Otto has a nuanced view of his fellow Germans during the Nazi years.
“If you want to join some companies in the U.S., yeah, you have to join a union,” he said. “Same back then. If you wanted to work, you had to join the Nazi Party. But it wasn’t like going to no party. And that party ain’t going to have no party.”
The American dream
The Salomons had only $20 to their name when they came to America. Otto didn’t speak a word of English. Although the Nazis had stolen their bakery, they couldn’t take away the Salomons’ baking skills. Shortly after settling in New York City, the Salomons opened a bakery.
Otto served in the Navy. Later, he attended the Culinary School of New York in New York City. He moved to Chicago and continued his studies at the Culinary School of Chicago. There, Otto befriended a Milwaukeean and began visiting the city often, which is how he met his wife, Eleanor Laserstein, who died in 2001. They had married in Milwaukee in 1952. In 1958 Eleanor gave birth to their son, Michael.
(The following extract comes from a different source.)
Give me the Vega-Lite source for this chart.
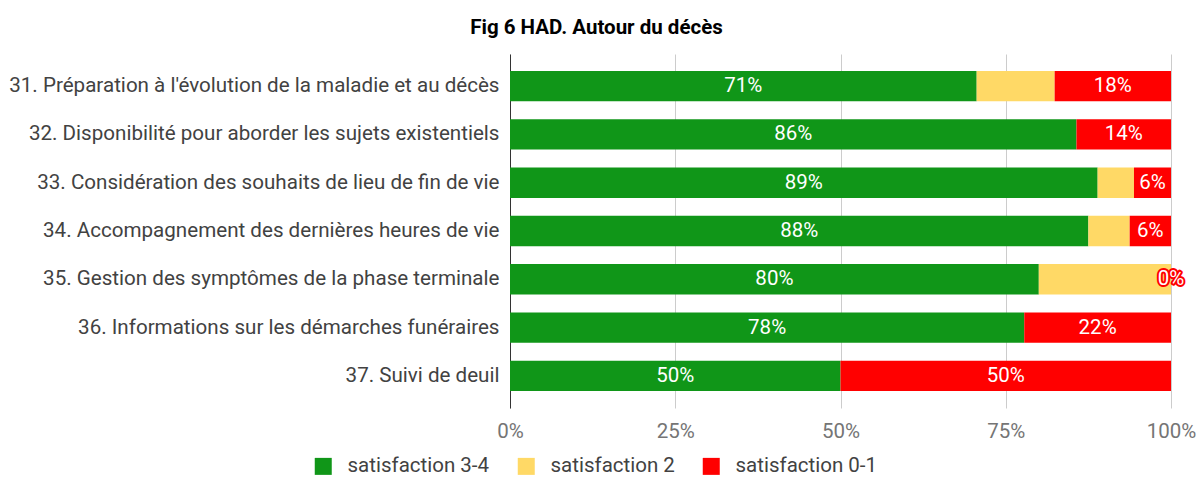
{
  "$schema": "https://vega.github.io/schema/vega-lite/v6.json",
  "width": 661,
  "height": 354,
  "autosize": {"type": "none"},
  "padding": {"left": 510, "top": 54, "right": 26, "bottom": 69},
  "background": "white",
  "config": {
    "font": "Roboto",
    "view": {"stroke": null}
  },
  "title": {
    "text": "Fig 6 HAD. Autour du décès",
    "font": "Roboto",
    "fontSize": 20.5,
    "fontWeight": "bold",
    "color": "#000000",
    "anchor": "middle",
    "dx": -244,
    "offset": 16
  },
  "data": {
    "values": [
      {"item": "31. Préparation à l'évolution de la maladie et au décès", "serie": "satisfaction 3-4", "order": 1, "value": 0.706},
      {"item": "31. Préparation à l'évolution de la maladie et au décès", "serie": "satisfaction 2", "order": 2, "value": 0.118},
      {"item": "31. Préparation à l'évolution de la maladie et au décès", "serie": "satisfaction 0-1", "order": 3, "value": 0.176},
      {"item": "32. Disponibilité pour aborder les sujets existentiels", "serie": "satisfaction 3-4", "order": 1, "value": 0.857},
      {"item": "32. Disponibilité pour aborder les sujets existentiels", "serie": "satisfaction 0-1", "order": 3, "value": 0.143},
      {"item": "33. Considération des souhaits de lieu de fin de vie", "serie": "satisfaction 3-4", "order": 1, "value": 0.889},
      {"item": "33. Considération des souhaits de lieu de fin de vie", "serie": "satisfaction 2", "order": 2, "value": 0.055},
      {"item": "33. Considération des souhaits de lieu de fin de vie", "serie": "satisfaction 0-1", "order": 3, "value": 0.056},
      {"item": "34. Accompagnement des dernières heures de vie", "serie": "satisfaction 3-4", "order": 1, "value": 0.875},
      {"item": "34. Accompagnement des dernières heures de vie", "serie": "satisfaction 2", "order": 2, "value": 0.0625},
      {"item": "34. Accompagnement des dernières heures de vie", "serie": "satisfaction 0-1", "order": 3, "value": 0.0625},
      {"item": "35. Gestion des symptômes de la phase terminale", "serie": "satisfaction 3-4", "order": 1, "value": 0.8},
      {"item": "35. Gestion des symptômes de la phase terminale", "serie": "satisfaction 2", "order": 2, "value": 0.2},
      {"item": "35. Gestion des symptômes de la phase terminale", "serie": "satisfaction 0-1", "order": 3, "value": 0},
      {"item": "36. Informations sur les démarches funéraires", "serie": "satisfaction 3-4", "order": 1, "value": 0.778},
      {"item": "36. Informations sur les démarches funéraires", "serie": "satisfaction 0-1", "order": 3, "value": 0.222},
      {"item": "37. Suivi de deuil", "serie": "satisfaction 3-4", "order": 1, "value": 0.5},
      {"item": "37. Suivi de deuil", "serie": "satisfaction 0-1", "order": 3, "value": 0.5}
    ]
  },
  "encoding": {
    "y": {
      "field": "item",
      "type": "nominal",
      "sort": null,
      "scale": {"paddingInner": 0.37, "paddingOuter": 0.35},
      "axis": {
        "title": null,
        "ticks": false,
        "domain": true,
        "domainColor": "#333333",
        "domainWidth": 1,
        "labelFont": "Roboto",
        "labelFontSize": 20.6,
        "labelColor": "#424242",
        "labelPadding": 11,
        "labelLimit": 0
      }
    }
  },
  "layer": [
    {
      "mark": {"type": "bar"},
      "encoding": {
        "x": {
          "field": "value",
          "type": "quantitative",
          "stack": "zero",
          "scale": {"domain": [0, 1], "nice": false},
          "axis": {
            "title": null,
            "format": ".0%",
            "values": [0, 0.25, 0.5, 0.75, 1],
            "domain": false,
            "ticks": false,
            "grid": true,
            "gridColor": "#cccccc",
            "labelFont": "Roboto",
            "labelFontSize": 20.5,
            "labelColor": "#757575",
            "labelPadding": 13,
            "labelFlush": false
          }
        },
        "order": {"field": "order", "type": "quantitative"},
        "color": {
          "field": "serie",
          "type": "nominal",
          "scale": {
            "domain": ["satisfaction 3-4", "satisfaction 2", "satisfaction 0-1"],
            "range": ["#109618", "#ffd966", "#ff0000"]
          },
          "legend": {
            "title": null,
            "orient": "none",
            "direction": "horizontal",
            "legendX": -197,
            "legendY": 402,
            "symbolType": "square",
            "symbolSize": 289,
            "symbolStrokeWidth": 0,
            "labelFont": "Roboto",
            "labelFontSize": 20.5,
            "labelColor": "#424242",
            "labelOffset": 14,
            "columnPadding": 26
          }
        }
      }
    },
    {
      "mark": {"type": "text", "color": "#ff0000", "font": "Roboto", "fontSize": 20.5, "stroke": "#ff0000", "strokeWidth": 4, "strokeJoin": "round"},
      "encoding": {
        "x": {"field": "value", "type": "quantitative", "stack": "zero", "bandPosition": 0.5},
        "order": {"field": "order", "type": "quantitative"},
        "detail": {"field": "serie", "type": "nominal"},
        "text": {
          "condition": {"test": "datum.value === 0", "field": "value", "type": "quantitative", "format": ".0%"},
          "value": ""
        }
      }
    },
    {
      "mark": {"type": "text", "color": "white", "font": "Roboto", "fontSize": 20.5},
      "encoding": {
        "x": {"field": "value", "type": "quantitative", "stack": "zero", "bandPosition": 0.5},
        "order": {"field": "order", "type": "quantitative"},
        "detail": {"field": "serie", "type": "nominal"},
        "text": {
          "condition": {"test": "datum.serie === 'satisfaction 2'", "value": ""},
          "field": "value",
          "type": "quantitative",
          "format": ".0%"
        }
      }
    }
  ]
}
Naturally, he opened a bakery in Milwaukee called Regina’s. He sold the bakery in 1999 and retired. The bakery, now called Regina’s Bay Bakery, is still in operation. He now lives in Glendale.
A complicated identity
Whatever his religious convictions may be, there is something undeniably Jewish about Otto. Maybe it’s his sense of humor, or how he peppers his speech with Yiddish words, or perhaps it’s the fact that he wears a Star of David around his neck. But it’s not an ordinary Star of David. When he flips it over, there is a crucifix on the other side.
“Well, you know you can never be too careful,” he quipped.